Une chronique de Martin Winckler, du lundi au vendredi à 07h51.

Prix du Livre Inter 1998 avec son livre « La maladie de Sachs », médecin et romancier, Martin Winckler est un ami d’Inter. Il y a même livré cet été ses observations télévisuelles avec la chronique hebdomadaire « Série ze t’aime, série ze t’adore ». Il nous donne cette année, un rendez-vous très personnel et interactif.

=========================== Martin Winckler © Radio France Quelle est la langue de l’utopie ? Chronique du 17 Décembre 2002

C’est l’Espéranto, une langue dont tout le monde a au moins entendu le nom, mais dont on ne connaît pas toujours l’origine.

L’espéranto a été inventé en 1887 par un médecin polonais Louis-Lazare Zamenhof (vous avez peut-être une rue du Docteur Zamenhof dans votre ville et vous vous êtes peut-être demandé de qui il s’agissait, et voilà un sujet de chronique tout trouvé : qui sont les personnes aujourd’hui inconnues à qui on a donné des noms de rues). Mais revenons au Dr Zamenhof, qui naît en Pologne en 1859 au milieu des Polonais, des Russes, des Allemands et de sa communauté d’origine, les Juifs vivant dans les ghettos. Dès l’âge de 15 ans, devant les conflits incessants entre différentes communautés, Zamenhof qui parle plusieurs langues élabore un projet de langue universelle. En 1887, à l’âge de 28 ans, il publie son premier manuel : « Lingvo Internacia de Doktoro Esperanto », « Langue internationale du Docteur Espéranto », Espéranto, c’est « celui qui espère », un mot dont Zamenhof a fait son pseudonyme. L’espéranto n’est pas la seule langue inventée. La première était le volapük, née de l’imagination d’un prêtre nommé Schleyer et, tout récemment, les amateurs de la série « Star Trek » ont mis au point une langue imaginaire très riche, le klingon. Mais l’Espéranto est la plus parlée au monde. Quand Zamenhof l’a élaborée sa langue, il l’a construite de manière logique sur des racines et des structures existantes et utilisées par les langues vivantes des groupes indo-européens. Il en a prévu aussi l’évolution. Toute sa vie il se consacrera à son développement, qui se concrétise en 1905 par un premier congrès universel à Boulogne sur Mer pendant lequel sept cents participants adoptent la grammaire fondamentale de l’Espéranto. Au cours de sa vie, Zamenhof entreprend aussi la traduction d’oeuvres littéraires en espéranto, comme Hamlet, de Shakespeare, George Dandin de Molière ou des extraits de la Bible. Il meurt relativement jeune, en 1917 à Varsovie mais sa langue continue à vivre.

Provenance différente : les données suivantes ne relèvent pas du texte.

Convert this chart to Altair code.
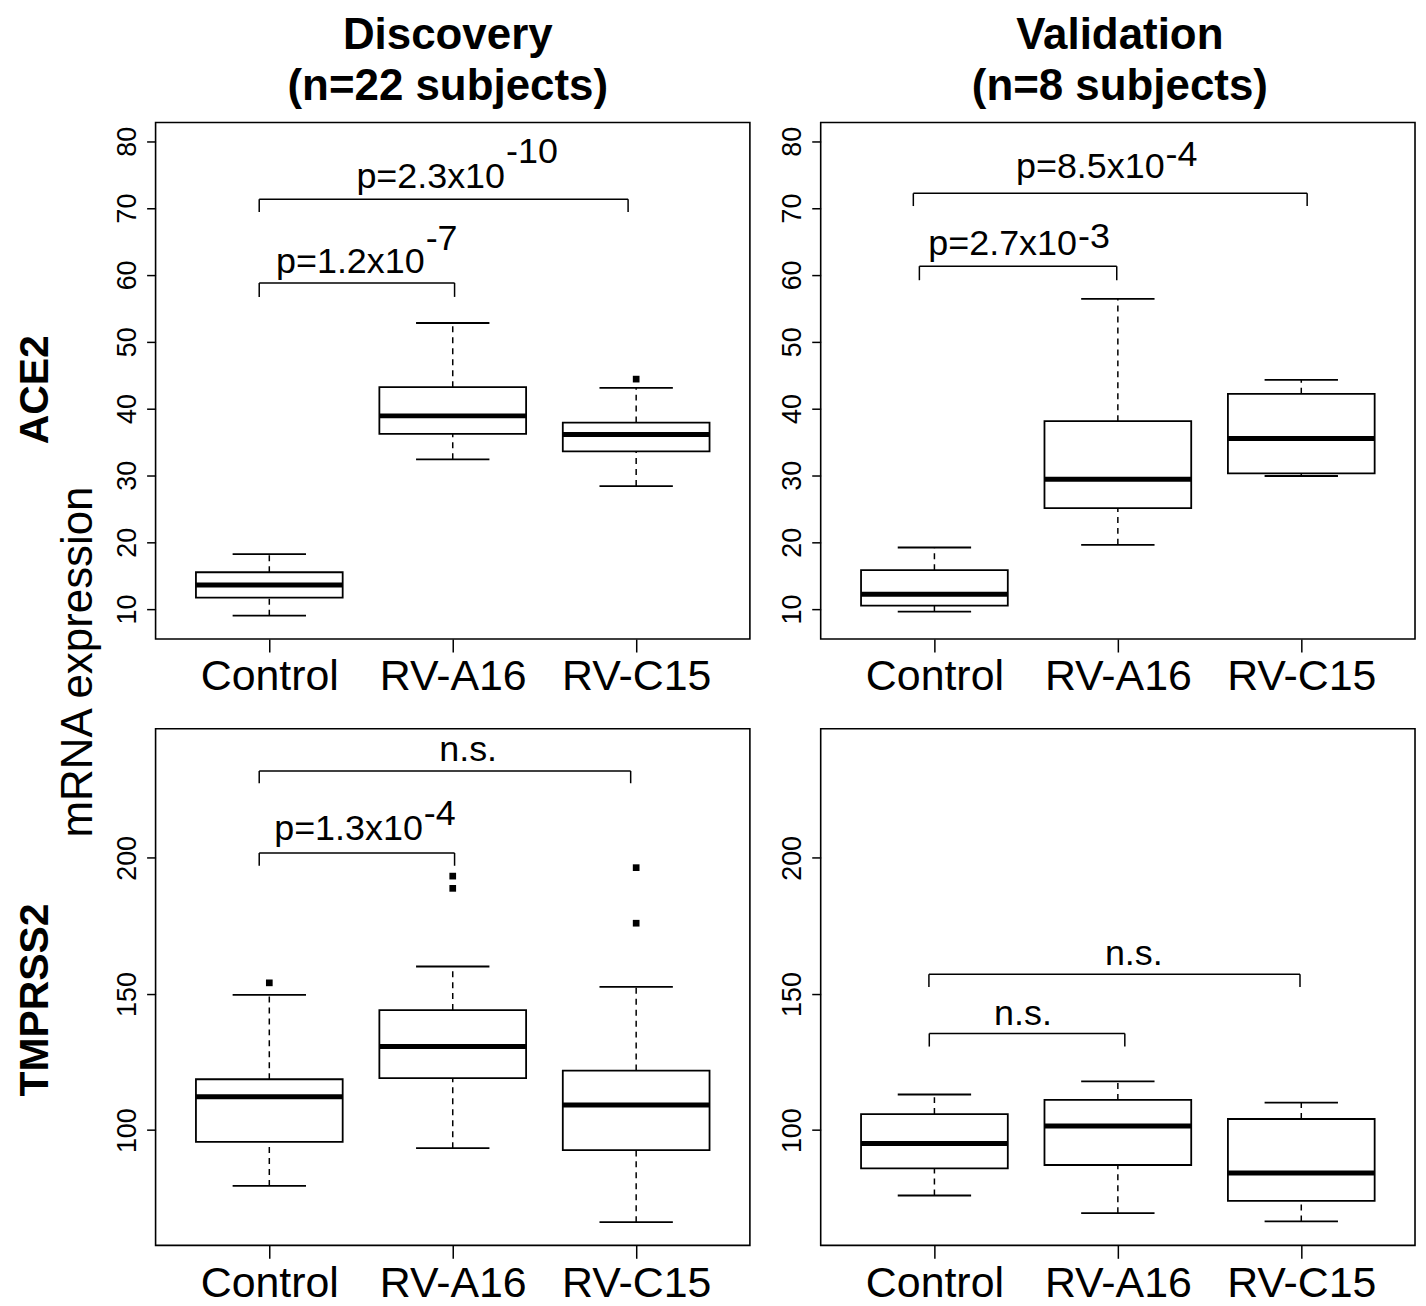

ON reproche à l’Espéranto d’avoir été créé « de toutes pièces ». Mais il n’existe pas, à proprement parler, de langue « pure ». Une langue, ça évolue sans arrêt, inévitablement. L’italien, l’allemand sont des langues qui se sont imposées récemment, par nécessité politique, sans pour autant faire disparaître les nombreux dialectes qu’ils étaient censés supplanter. D’ailleurs, le manifeste de Prague pour la langue internationale Espéranto, rédigé en 1996 n’appelle pas à un nivèlement des langues mais au contraire, au plurilinguisme, et au respect des particularités linguistiques.

Aujourd’hui, l’Espéranto n’est pas une simple curiosité. L’Unesco en a reconnu l’existence, et on estime que le nombre de personnes au monde qui parlent l’espéranto est de l’ordre de 3 à 6 millions. C’est une langue capable de tout ce dont une langue est capable, y compris de jeux de mots et de calembours, et un auditeur m’a indiqué qu’il existe aussi dans la petite république de San Marin, une académie internationale des sciences dont les débats ont lieu en allemand, en anglais, en français et en italien , mais aussi en Espéranto et qui comptait en 1995 un millier de scientifiques vivant dans 66 pays. Qui peut apprendre l’Espéranto ? Tout le monde, car il s’agit d’une langue tout à fait accessible aux autodidactes et, grâce aux innombrables sites qui lui sont consacrés sur l’internet, on peut se familiariser facilement avec ses rudiments. La coutume veut également que, si l’on est espérantiste, où que l’on aille dans le monde, la porte des autres espérantistes vous soit toujours ouverte. Bref, l’Espéranto est la langue de l’utopie, la langue d’un monde dans lequel chaque individu chercherait avant tout à comprendre l’autre et à se faire comprendre de lui.